Ponge, pâturages, prairies

Que puis-je dire, maintenant que j’atteins l’âge où lui-même est mort, de notre longue relation ?

Nîmes, le 10 août 1988. Philippe Jaccottet est présent, avec une vingtaine d’autres, devant le caveau ouvert où va bientôt reposer le corps de Francis Ponge. Il évoque la cérémonie dans un texte aussi sobre que celle-ci et avec une propension à être simultanément là et pas là qui lui permet de ramener à nouveau, et pendant quelques instants, de ce côté-ci de la terre celui qui  n’y est plus. La façon avec laquelle il convoque le poète en se remémorant ce dernier hommage est on ne peut plus attachante. Il s’arrange pour prolonger ce moment partagé en y insérant des retours au passé (les discussions lors de ses visites rue Lhomond) et en s'attelant, par touches successives, à la description du lieu où sa pensée prend forme. Il y ajoute le calme de l’été, l’enceinte ombragée, le chant des cigales, la lecture d’un psaume de David puis celle du Pré par Christian Rist et l’extrême retenue des proches.

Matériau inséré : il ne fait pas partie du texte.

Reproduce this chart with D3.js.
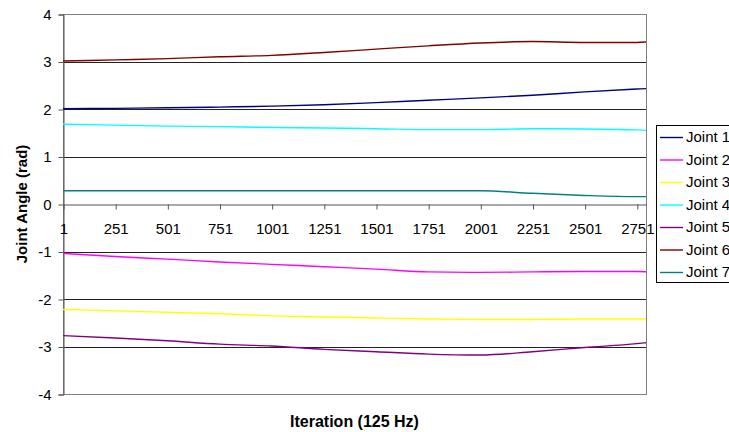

« Un pasteur si extraordinairement modeste et discret qu’on l’a pris d’abord, quand il est descendu de sa bicyclette et l’a accotée au mur du porche, pour un aide-jardinier, (…) choisit de lire au seuil de la tombe, “parce que le défunt avait été un poète”, expliqua-t-il, lui qui ne l’avait probablement jamais lu, un psaume, l’un des plus familiers à quiconque a reçu une éducation chrétienne : “L’Éternel est mon berger”... »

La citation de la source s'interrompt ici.